• _Data provided_:
---
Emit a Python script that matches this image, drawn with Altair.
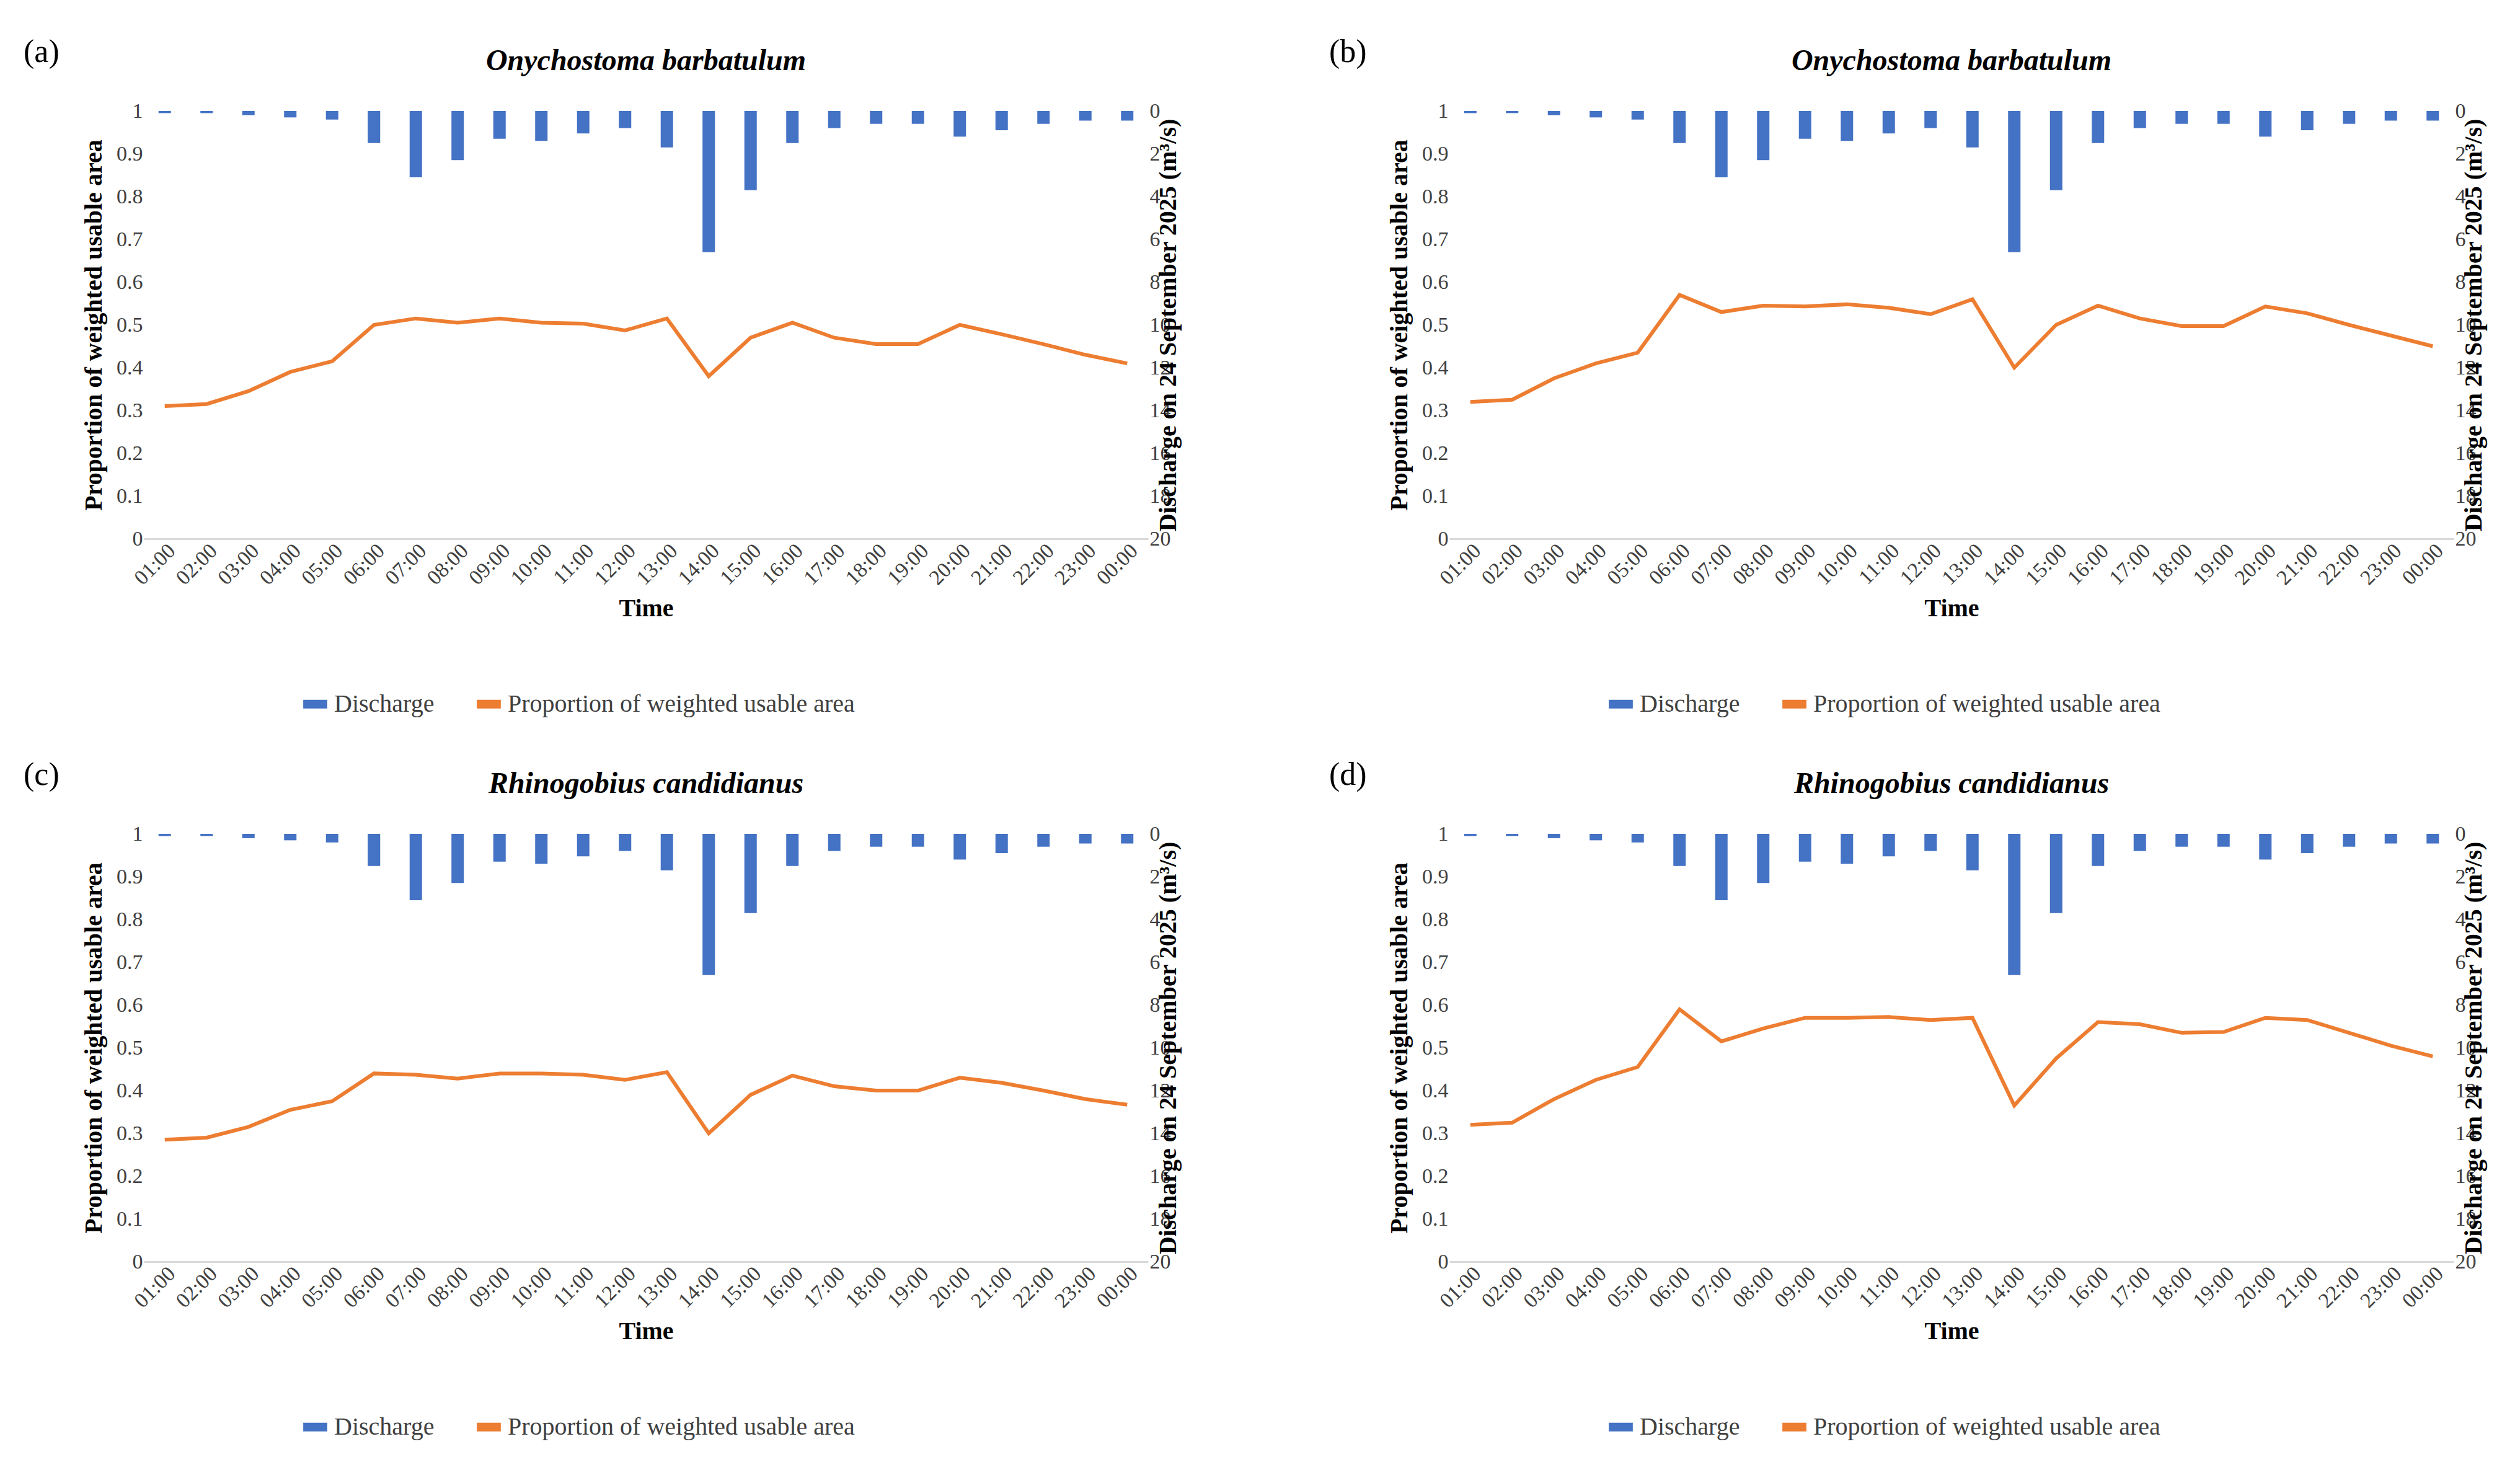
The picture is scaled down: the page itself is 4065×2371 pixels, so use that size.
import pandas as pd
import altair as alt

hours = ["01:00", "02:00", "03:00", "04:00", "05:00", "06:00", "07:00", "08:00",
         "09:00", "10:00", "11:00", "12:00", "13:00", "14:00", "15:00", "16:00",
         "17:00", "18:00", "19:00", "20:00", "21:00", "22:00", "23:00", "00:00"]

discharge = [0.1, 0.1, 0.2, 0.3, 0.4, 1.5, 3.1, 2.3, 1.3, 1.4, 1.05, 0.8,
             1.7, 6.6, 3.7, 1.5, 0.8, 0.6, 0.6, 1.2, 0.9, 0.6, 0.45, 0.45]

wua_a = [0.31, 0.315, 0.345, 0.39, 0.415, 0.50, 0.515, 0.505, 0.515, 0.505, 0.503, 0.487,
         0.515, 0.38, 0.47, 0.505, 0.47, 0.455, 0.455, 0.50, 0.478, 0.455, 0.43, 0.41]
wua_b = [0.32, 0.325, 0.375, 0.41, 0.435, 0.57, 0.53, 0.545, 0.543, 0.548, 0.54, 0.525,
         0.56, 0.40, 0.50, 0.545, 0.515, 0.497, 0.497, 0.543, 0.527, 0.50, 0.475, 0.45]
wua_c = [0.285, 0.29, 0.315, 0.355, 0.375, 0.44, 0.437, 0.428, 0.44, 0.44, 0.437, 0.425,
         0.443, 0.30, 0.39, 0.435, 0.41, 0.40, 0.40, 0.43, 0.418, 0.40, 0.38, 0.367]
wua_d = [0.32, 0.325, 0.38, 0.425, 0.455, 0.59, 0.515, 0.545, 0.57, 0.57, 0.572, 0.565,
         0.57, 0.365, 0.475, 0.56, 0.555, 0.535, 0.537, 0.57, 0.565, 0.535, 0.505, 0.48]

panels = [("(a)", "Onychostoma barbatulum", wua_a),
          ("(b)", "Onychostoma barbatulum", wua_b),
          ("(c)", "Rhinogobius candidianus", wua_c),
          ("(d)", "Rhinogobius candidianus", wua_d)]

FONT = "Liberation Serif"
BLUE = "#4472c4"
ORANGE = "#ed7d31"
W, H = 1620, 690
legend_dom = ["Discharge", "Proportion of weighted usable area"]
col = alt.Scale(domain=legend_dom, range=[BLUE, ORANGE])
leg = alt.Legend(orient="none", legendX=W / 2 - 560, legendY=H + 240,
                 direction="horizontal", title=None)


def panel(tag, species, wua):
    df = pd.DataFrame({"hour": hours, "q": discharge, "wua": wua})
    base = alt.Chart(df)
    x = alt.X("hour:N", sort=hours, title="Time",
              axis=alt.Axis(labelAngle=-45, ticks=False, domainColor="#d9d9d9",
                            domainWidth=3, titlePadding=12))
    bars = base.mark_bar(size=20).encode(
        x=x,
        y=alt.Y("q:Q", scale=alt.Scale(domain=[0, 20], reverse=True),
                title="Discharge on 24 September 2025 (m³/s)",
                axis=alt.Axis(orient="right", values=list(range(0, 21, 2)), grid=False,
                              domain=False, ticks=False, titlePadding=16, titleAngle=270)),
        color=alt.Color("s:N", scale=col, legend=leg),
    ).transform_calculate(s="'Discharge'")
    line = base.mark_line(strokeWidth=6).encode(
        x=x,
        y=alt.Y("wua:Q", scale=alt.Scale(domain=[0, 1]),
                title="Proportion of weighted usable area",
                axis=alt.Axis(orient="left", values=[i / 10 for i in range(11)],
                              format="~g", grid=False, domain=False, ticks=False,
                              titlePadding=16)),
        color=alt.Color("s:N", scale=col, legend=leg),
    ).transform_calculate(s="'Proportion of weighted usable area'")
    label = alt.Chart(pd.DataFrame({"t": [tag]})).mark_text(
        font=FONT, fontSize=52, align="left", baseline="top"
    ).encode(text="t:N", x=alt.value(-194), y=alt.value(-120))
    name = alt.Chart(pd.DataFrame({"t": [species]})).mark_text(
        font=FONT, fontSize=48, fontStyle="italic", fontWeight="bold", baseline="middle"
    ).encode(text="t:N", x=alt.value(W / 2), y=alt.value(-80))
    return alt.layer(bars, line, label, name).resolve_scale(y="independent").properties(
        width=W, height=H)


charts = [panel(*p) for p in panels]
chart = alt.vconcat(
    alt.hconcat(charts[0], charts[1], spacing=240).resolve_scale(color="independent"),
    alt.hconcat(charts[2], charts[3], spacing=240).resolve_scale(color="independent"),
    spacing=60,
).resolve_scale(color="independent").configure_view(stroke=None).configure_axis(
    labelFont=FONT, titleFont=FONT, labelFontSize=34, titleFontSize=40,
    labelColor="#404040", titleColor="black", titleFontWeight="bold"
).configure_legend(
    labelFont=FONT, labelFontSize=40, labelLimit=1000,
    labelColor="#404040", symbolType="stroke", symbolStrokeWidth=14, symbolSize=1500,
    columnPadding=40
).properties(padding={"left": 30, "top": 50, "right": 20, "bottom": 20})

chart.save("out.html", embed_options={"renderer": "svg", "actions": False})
---
• _What you will do_: Using the data above, reproduce exactly the lines from the line that contains "The picture is" through the line that contains "0.6, 0.45, 0.45]", including both.

• _Exercise answer_:
The picture is scaled down: the page itself is 4065×2371 pixels, so use that size.
import pandas as pd
import altair as alt

hours = ["01:00", "02:00", "03:00", "04:00", "05:00", "06:00", "07:00", "08:00",
         "09:00", "10:00", "11:00", "12:00", "13:00", "14:00", "15:00", "16:00",
         "17:00", "18:00", "19:00", "20:00", "21:00", "22:00", "23:00", "00:00"]

discharge = [0.1, 0.1, 0.2, 0.3, 0.4, 1.5, 3.1, 2.3, 1.3, 1.4, 1.05, 0.8,
             1.7, 6.6, 3.7, 1.5, 0.8, 0.6, 0.6, 1.2, 0.9, 0.6, 0.45, 0.45]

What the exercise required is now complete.